After surviving a bizarre first half in which the Mountaineers somehow got out of their own way long enough to take a 14-7 lead, West Virginia dominated old rival Pitt in the second half and went on to a convincing 35-10 win in Friday's chilly 103rd Backyard Brawl.

Now for WVU, it's time to root for Cincinnati today - or South Florida in a week - to knock off Connecticut. If that happens West Virginia (8-3 overall, 4-2 Big East) will be in position to earn the Big East's automatic BCS bowl berth with a win next weekend over free-falling Rutgers.

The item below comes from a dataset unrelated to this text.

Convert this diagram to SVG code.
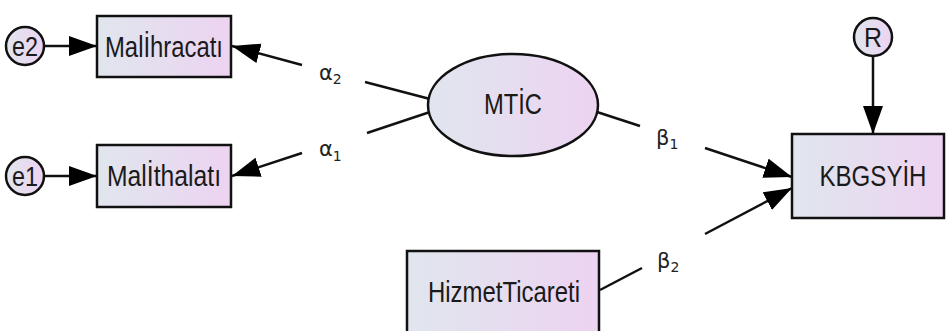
<svg xmlns="http://www.w3.org/2000/svg" width="946" height="331" viewBox="0 0 946 331">
<defs>
<linearGradient id="fillg" x1="0" y1="0" x2="1" y2="0">
<stop offset="0" stop-color="#e0e6ee"/>
<stop offset="1" stop-color="#edd3f1"/>
</linearGradient>
<marker id="ah" markerUnits="userSpaceOnUse" markerWidth="30" markerHeight="22" refX="28" refY="10" orient="auto" viewBox="0 0 30 22">
<path d="M0,0 L28,10 L0,20 Z" fill="#000"/>
</marker>
<style>
.shape{fill:url(#fillg);stroke:#111;stroke-width:2.5}
.lbl{font-family:"Liberation Sans",Arial,sans-serif;font-size:30px;fill:#1a1a1a;text-anchor:middle}
.sm{font-family:"Liberation Sans",Arial,sans-serif;font-size:27px;fill:#1a1a1a;text-anchor:middle}
.gk{font-family:"DejaVu Sans","Noto Sans",sans-serif;font-size:21px;fill:#222}
.sub{font-size:14px}
.ln{stroke:#111;stroke-width:2.5;fill:none}
</style>
</defs>
<g id="connectors">
<line class="ln" x1="45" y1="46" x2="97" y2="46" marker-end="url(#ah)"/>
<line class="ln" x1="45" y1="176" x2="97" y2="176" marker-end="url(#ah)"/>
<line class="ln" x1="430" y1="99" x2="365" y2="82"/>
<line class="ln" x1="302" y1="65" x2="232" y2="46" marker-end="url(#ah)"/>
<line class="ln" x1="430" y1="112" x2="367" y2="133"/>
<line class="ln" x1="302" y1="153" x2="232" y2="176" marker-end="url(#ah)"/>
<line class="ln" x1="597" y1="112" x2="640" y2="126"/>
<line class="ln" x1="705" y1="148" x2="792" y2="177" marker-end="url(#ah)"/>
<line class="ln" x1="600" y1="290" x2="642" y2="268"/>
<line class="ln" x1="705" y1="234" x2="792" y2="188" marker-end="url(#ah)"/>
<line class="ln" x1="873" y1="56" x2="873" y2="134" marker-end="url(#ah)"/>
<text class="gk" x="319" y="80">α<tspan class="sub" dy="4">2</tspan></text>
<text class="gk" x="319" y="156">α<tspan class="sub" dy="5">1</tspan></text>
<text class="gk" x="656" y="145">β<tspan class="sub" dy="4">1</tspan></text>
<text class="gk" x="657" y="268">β<tspan class="sub" dy="4">2</tspan></text>
</g>
<g id="e2">
<circle class="shape" cx="25" cy="46" r="19"/>
<text class="sm" x="25" y="56" textLength="26" lengthAdjust="spacingAndGlyphs">e2</text>
</g>
<g id="e1">
<circle class="shape" cx="25" cy="176" r="19"/>
<text class="sm" x="25" y="186" textLength="26" lengthAdjust="spacingAndGlyphs">e1</text>
</g>
<g id="MalIhracati">
<rect class="shape" x="97" y="16" width="134" height="61"/>
<text class="lbl" x="164" y="57" textLength="118" lengthAdjust="spacingAndGlyphs">Malİhracatı</text>
</g>
<g id="MalIthalati">
<rect class="shape" x="97" y="145" width="134" height="62"/>
<text class="lbl" x="164" y="186" textLength="114" lengthAdjust="spacingAndGlyphs">Malİthalatı</text>
</g>
<g id="MTIC">
<ellipse class="shape" cx="513" cy="105" rx="85" ry="51"/>
<text class="lbl" x="513" y="114" textLength="58" lengthAdjust="spacingAndGlyphs">MTİC</text>
</g>
<g id="R">
<circle class="shape" cx="873" cy="37" r="19"/>
<text class="sm" x="873" y="47" textLength="18" lengthAdjust="spacingAndGlyphs">R</text>
</g>
<g id="KBGSYIH">
<rect class="shape" x="792" y="134" width="152" height="84"/>
<text class="lbl" x="873" y="186" textLength="107" lengthAdjust="spacingAndGlyphs">KBGSYİH</text>
</g>
<g id="HizmetTicareti">
<rect class="shape" x="407" y="251" width="192" height="90"/>
<text class="lbl" x="504" y="302" textLength="152" lengthAdjust="spacingAndGlyphs">HizmetTicareti</text>
</g>
</svg>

This from a team that less than a month ago was 1-2 in the Big East and all but written off. But Sanders, who in early August was incensed that Pitt was chosen by the league's coaches to win the conference, never wavered.

"We knew we were the best team before the season started,'' said Sanders, who along the way Friday caught four passes for 70 yards and broke David Saunders' school record for career receptions. "We just needed to back it up.

"Hands down, yes [we are the best team in the league]. We had a couple of stumbles, that's all.''

It is those stumbles, of course, that now put the Mountaineers in the precarious position of having to scoreboard-watch to see if they have a chance to earn the BCS bowl berth, almost certainly the Jan. 1 Fiesta Bowl. If Connecticut (6-4, 3-2) wins out, the Huskies trump both Pitt (6-5, 4-2) and WVU in the BCS tiebreakers because they beat both.

"Oh, I'll be watching every minute of it,'' linebacker J.T. Thomas said of today's noon game between UConn and Cincinnati in East Hartford, Conn. The Huskies also play at South Florida a week from today.

For now, though, the Mountaineers will bask in the glow of a Backyard Brawl that didn't come down to the final seconds for the first time in four years. Pitt had won two of those nail-biters, including the 13-9 win in 2007 that knocked WVU out of the national championship game. West Virginia won last year on Tyler Bitancurt's walk-off field goal.

"It feels even better to really, really beat them,'' said Thomas. "We finally put our foot down on them.''

Indeed, but it took a while, and there were times throughout most of the first half when it appeared that any rout on this day would go in the other direction. In the first half, Pitt was so dominant that the Panthers had almost unfathomable edges in plays (45-16), time of possession (22:34-7:26), total yards (205-75) and rushing yards (76-16). With the exception of one play, the Panthers outgained West Virginia through the air 129-11 before halftime.

None of that mattered, though, because of three Pitt turnovers and that one WVU pass play. The first turnover was Brandon Hogan's first-series interception and return to the Pitt 2, which set up Ryan Clarke's 2-yard run and a 7-0 West Virginia lead.

The second turnover didn't produce and points, but it saved some. Terrence Garvin's fumble return to near midfield came after Pitt had gotten the ball inside the Mountaineer 20 before Dion Lewis coughed it up.

The last turnover, a Ray Graham fumble near midfield that Hogan recovered, set up Noel Devine's 48-yard catch and run of a swing pass that put the ball at the Pitt 2. Smith hit tight end Will Johnson all alone in the end zone on a play-action pass to break a 7-all tie.